Not sure but looking up on Amazon the B's Norrington set is out of print and individual issues are selling third party. Where are the reissue of his sets to offer the new clientele? I own 2&8 and 9th. I recognize the importance of it coming out when it did but the question is "who" should be buying it? I can only imagine the shock that any person living back in Beethoven's day and the period following would have listening to today's interpretation (well, I mean, since the recording era got underway). Whether period or modern--the execution of all the fundamentals would be something they could only dream of. 

I am not a big fan of looking for any new recordings these days. What is the point? I am still looking at past recording I have not heard or bought yet. Remember, I am still learning as if I just woke up and a tornado came through and need to sort out all these various opinions. Gramophone recommending latest offering of new recordings on B's piano concertos? Symphonies? On and on. Anyway, I am not one who feel I need to "buy" into the hype that I am missing something on "interpretation" that goes along with any new recording, or older one for that matter. 

I keep wondering about the age we are in now. Do fellow orchestra members "sneak" a peek at smartphones during a break in passages where they are not playing a part? Do they wonder what texts they are missing? What did they worry about before then? What's for supper? 

Your last point about performance being done well--sure enough as I am not interested in tin cans clinging/banging against each other but I want to be interested in what I am hearing regardless of period instrument or modern.


----------



## Allegro Con Brio (Jan 3, 2020)

I do agree that HIP works miles better in Baroque music. I like the _style_ of HIP in Classical/early Romantic stuff better than the whiny, scratchy, anemic instruments. I love both old and new-style Beethoven and think that the "lean, mean" approach to his symphonies can work if they are given the proper weight and level of control rather than just "speed for speed's sake" (which is what I hear in, say, Gardiner). So I've enjoyed the performances from Adam Fischer, Paavo Jarvi, and Skrowaczewski who take this approach with chamber-sized orchestras on modern instruments. This can also work splendidly for Mozart and Haydn, but I haven't gotten into HIP Schubert yet. For me, it's such beautiful music that more romantic readings appeal more to me. That being said, when given the choice between Walter and Savall's Jupiter or Barbirolli and Harnoncourt's Eroica, I'll always take the old-school way because when I'm looking to be emotionally affected by Beethoven, I find it more dedicated to the score and the vision of the composer. Beethoven and Mozart were great experimenters in different ways; if they aren't conducted with a little bit of daring and idiosyncratic vision, I don't think we've really done them justice.


----------



## D Smith (Sep 13, 2014)

Bigbang said:


> I am not a big fan of looking for any new recordings these days. What is the point? I am still looking at past recording I have not heard or bought yet. Remember, I am still learning as if I just woke up and a tornado came through and need to sort out all these various opinions. Gramophone recommending latest offering of new recordings on B's piano concertos? Symphonies? On and on. Anyway, I am not one who feel I need to "buy" into the hype that I am missing something on "interpretation" that goes along with any new recording, or older one for that matter.

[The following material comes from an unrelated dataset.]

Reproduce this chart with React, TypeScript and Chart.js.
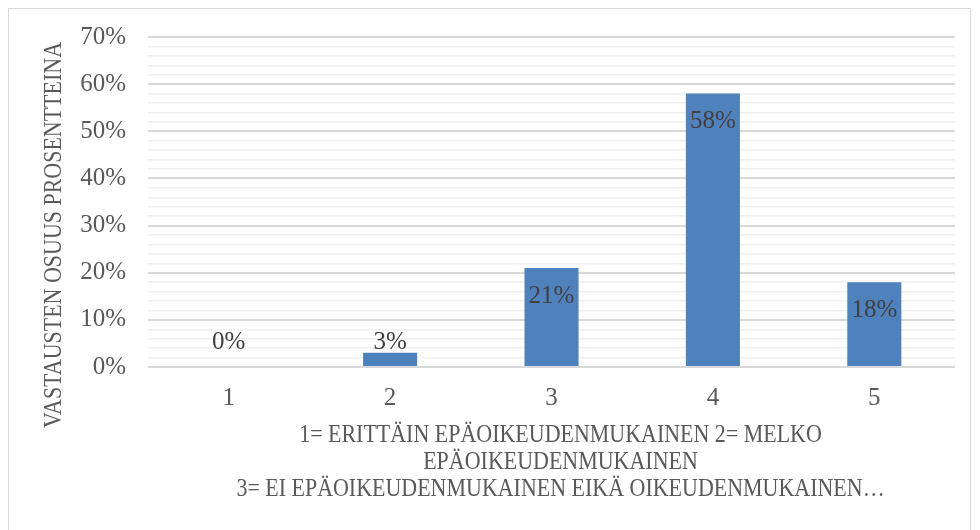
import React, { useEffect, useRef } from "react";
import { Chart, registerables } from "chart.js";

Chart.register(...registerables);

const categories = ["1", "2", "3", "4", "5"];
const values = [0, 3, 21, 58, 18];
const yMax = 70;
const yStep = 2;
const yMajorStep = 10;
const yTitle = "VASTAUSTEN OSUUS PROSENTTEINA";
const xTitleLines = [
  "1= ERITTÄIN EPÄOIKEUDENMUKAINEN 2= MELKO",
  "EPÄOIKEUDENMUKAINEN",
  "3= EI EPÄOIKEUDENMUKAINEN EIKÄ OIKEUDENMUKAINEN…",
];

const FONT = '"Liberation Serif", "Times New Roman", serif';
const SQUEEZE = 0.845;

const labelsPlugin = {
  id: "customLabels",
  afterDatasetsDraw(chart: any) {
    const ctx = chart.ctx;
    const meta = chart.getDatasetMeta(0);
    const base = chart.scales.y.getPixelForValue(0);
    ctx.save();
    ctx.font = `25px ${FONT}`;
    ctx.fillStyle = "#404040";
    ctx.textAlign = "center";
    ctx.textBaseline = "middle";
    meta.data.forEach((bar: any, i: number) => {
      const v = values[i];
      let y: number;
      if (v < 5) {
        y = Math.min(bar.y - 10, base - 25);
      } else {
        y = bar.y + 28;
      }
      ctx.fillText(`${v}%`, bar.x, y);
    });
    ctx.restore();
  },
  afterDraw(chart: any) {
    const ctx = chart.ctx;
    const { left, right, bottom } = chart.chartArea;
    ctx.save();
    ctx.fillStyle = "#595959";
    ctx.font = `26px ${FONT}`;
    ctx.textAlign = "center";
    ctx.textBaseline = "middle";
    const cx = (left + right) / 2 + 9;
    xTitleLines.forEach((line, i) => {
      ctx.save();
      ctx.translate(cx, bottom + 68 + i * 27);
      ctx.scale(SQUEEZE, 1);
      ctx.fillText(line, 0, 0);
      ctx.restore();
    });
    ctx.save();
    ctx.translate(45, 226);
    ctx.rotate(-Math.PI / 2);
    ctx.scale(SQUEEZE, 1);
    ctx.fillText(yTitle, 0, 0);
    ctx.restore();
    ctx.restore();
  },
};

export default function App() {
  const ref = useRef<HTMLCanvasElement | null>(null);
  useEffect(() => {
    if (!ref.current) return;
    const chart = new Chart(ref.current, {
      type: "bar",
      data: {
        labels: categories,
        datasets: [
          {
            data: values,
            backgroundColor: "#4f81bd",
            borderWidth: 0,
            barPercentage: 0.67,
            categoryPercentage: 0.5,
          },
        ],
      },
      options: {
        animation: false,
        responsive: false,
        maintainAspectRatio: false,
        layout: { padding: { top: 28, right: 15, left: 0, bottom: 0 } },
        plugins: { legend: { display: false }, tooltip: { enabled: false } },
        scales: {
          x: {
            grid: { display: false, drawTicks: false },
            border: { display: false },
            ticks: { color: "#595959", font: { family: FONT, size: 25 }, padding: 16 },
            afterFit(scale: any) {
              scale.height = 180;
              scale.paddingLeft = 0;
              scale.paddingRight = 0;
            },
          },
          y: {
            min: 0,
            max: yMax,
            border: { display: false },
            grid: {
              drawTicks: false,
              color: (c: any) =>
                c.tick && Math.round(c.tick.value) % yMajorStep === 0 ? "#d9d9d9" : "#efefef",
              lineWidth: (c: any) =>
                c.tick && Math.round(c.tick.value) % yMajorStep === 0 ? 2 : 1.5,
            },
            ticks: {
              stepSize: yStep,
              autoSkip: false,
              color: "#595959",
              font: { family: FONT, size: 25 },
              padding: 22,
              callback: (v: any) => (Math.round(v) % yMajorStep === 0 ? `${v}%` : ""),
            },
            afterFit(scale: any) {
              scale.width = 139;
              scale.paddingTop = 0;
              scale.paddingBottom = 0;
            },
          },
        },
      },
      plugins: [labelsPlugin],
    });
    return () => chart.destroy();
  }, []);
  return (
    <div
      style={{
        width: 963,
        height: 540,
        border: "1px solid #d9d9d9",
        boxSizing: "border-box",
        background: "#fff",
      }}
    >
      <canvas ref={ref} width={961} height={538} />
    </div>
  );
}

Not to derail this thread, but this paragraph caught my attention. I don't buy recordings or attend concerts because something is HIP, or a brand new interpretation (is there such a thing anymore?) I believe in supporting current artists and organizations in their efforts. I want classical music to be alive and vibrant and current; for that to happen it needs support.

As to HIP practices, pre-Beethoven I prefer it, post-Beethoven not as much (though I've enjoyed some recent HIP Berlioz). Beethoven works both ways, so the more the merrier.


----------